Eileithyia

The ancients derive her name from the verb ἐλεύθειν (eleuthein), according to which it would signify the coming or helping goddess. She was the goddess of birth, who came to the assistance of women in labor; and when she was kindly disposed, she furthered the birth, but when she was angry, she protracted the labor and delayed the birth. These two functions were originally assigned to different Eileithyiai (Εἰλειθυίαι).1 Subsequently, however, both functions were attributed to one divinity, and even in the later Homeric poems the Cretan Eileithyia alone is mentioned.2

According to the Iliad the Eileithyiae were daughters of Hera, the goddess of marriage, whom they obeyed.3 According to Hesiod,4 Zeus was the father of Eileithyia, and she was the sister of Hebe and Ares.5 Artemis and Eileithyia were originally very different divinities, but there were still some features in their characters which afterwards made them nearly identical. Artemis was believed to avert evil, and to protect what was young and tender, and sometimes she even assisted women in labor. Artemis, moreover, was, like Eileithyia, a maiden divinity; and although the latter was the daughter of the goddess of marriage and the divine midwife, neither husband, nor lover, nor children of her are mentioned. She punished want of chastity by increasing the pains at the birth of a child, and was therefore feared by maidens.6 Frequent births, too, were displeasing to her.

In an ancient hymn attributed to Olen, which was sung in Delos, Eileithyia was called the mother of Eros.7

Her worship appears to have been first established among the Dorians in Crete, where she was believed to have been born in a cave in the territory of Cnossus. From thence her worship spread over Delos and Attica. According to a Delian tradition, Eileithyia was not born in Crete, but had come to Delos from the Hyperboreans, for the purpose of assisting Leto.8 She had a sanctuary at Athens, containing three carved images of the goddess, which were covered all over down to the toes. Two were believed to have been presented by Phaedra, and the third to have been brought by Erysichthon from Delos.9 Her statues, however, were not thus covered everywhere, as Pausanias asserts, for at Aegion there was one in which the head, hands, and feet were uncovered.10 She had sanctuaries in various places, such as Sparta,11 Cleitor,12 Messene,13 Tegea,14 Megara,15 Hermione,16 and other places.

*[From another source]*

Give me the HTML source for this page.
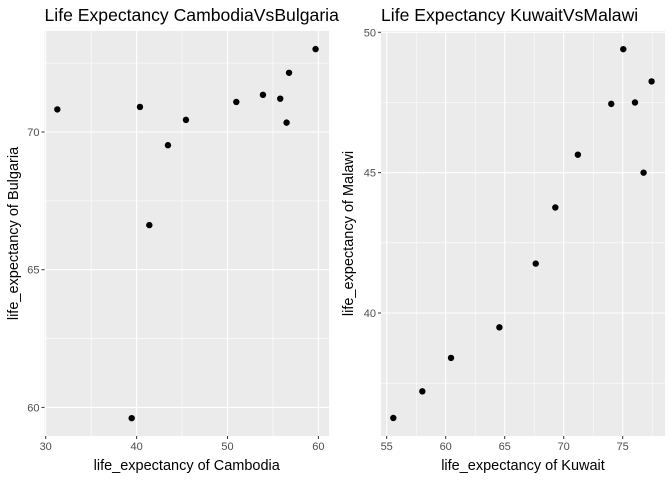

The Elionia, who was worshiped at Argos as the goddess of birth,17 was probably the same as Eileithyia.

Iconography

Eileithyia is portrayed as woman with raised arms, summoning the child into the light. She is also seen carrying a torch, which may represent the burning pains of childbirth. An Attic amphora (ca. 450 BCE) depicts her in a embroidened peplos with a wreathed head observing -- with an surprised look on her face -- the birth of Athena.